1.   This section allows the court to declare wardship of minors who commit acts that would be crimes if they were adults.   All statutory references are to the Welfare and Institutions Code.

2.   Due to incarcerations, injury, and lack of a job, Mario had only paid about $350 of the $1,166 he owed.

3.   The section reads:  “A judge of the juvenile court in which a petition was filed, at any time before the minor reaches the age of 21 years, may dismiss the petition or may set aside the findings and dismiss the petition if the court finds that the interests of justice and the welfare of the minor require such dismissal, or if it finds that the minor is not in need of treatment or rehabilitation.   The court shall have jurisdiction to order such dismissal or setting aside of the findings and dismissal regardless of whether the minor is, at the time of such order, a ward or dependent child of the court.”

4.   Mario lists several reasons why the court would have been justified in exercising its discretion in his favor, but we need not decide whether they would have been adequate.

5.   Section 607, subdivision (a) provides:  “The court may retain jurisdiction over any person who is found to be a ward or dependent child of the juvenile court until the ward or dependent child attains the age of 21 years, except as provided in subdivisions (b), (c), and (d).”

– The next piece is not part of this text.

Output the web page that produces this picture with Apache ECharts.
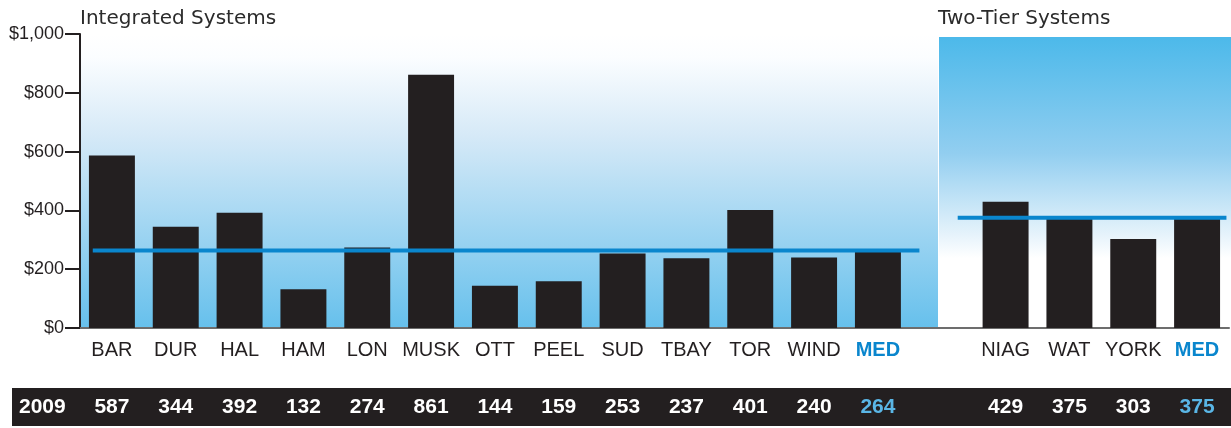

6.   Nothing in our opinion is intended to suggest how the juvenile court should treat Mario's failure, if any, to make restitution, nor to opine on the propriety of proceeding on the stolen property and weapon replica allegations apparently arising after Mario had turned 18 years old.   And, nothing in our opinion should be construed as suggesting that on remand the court will have more days of jurisdiction over Mario than it would have had he appeared in April 1996 as ordered.

WALLIN, Associate Justice.

SILLS, P.J., and RYLAARSDAM, J., concur.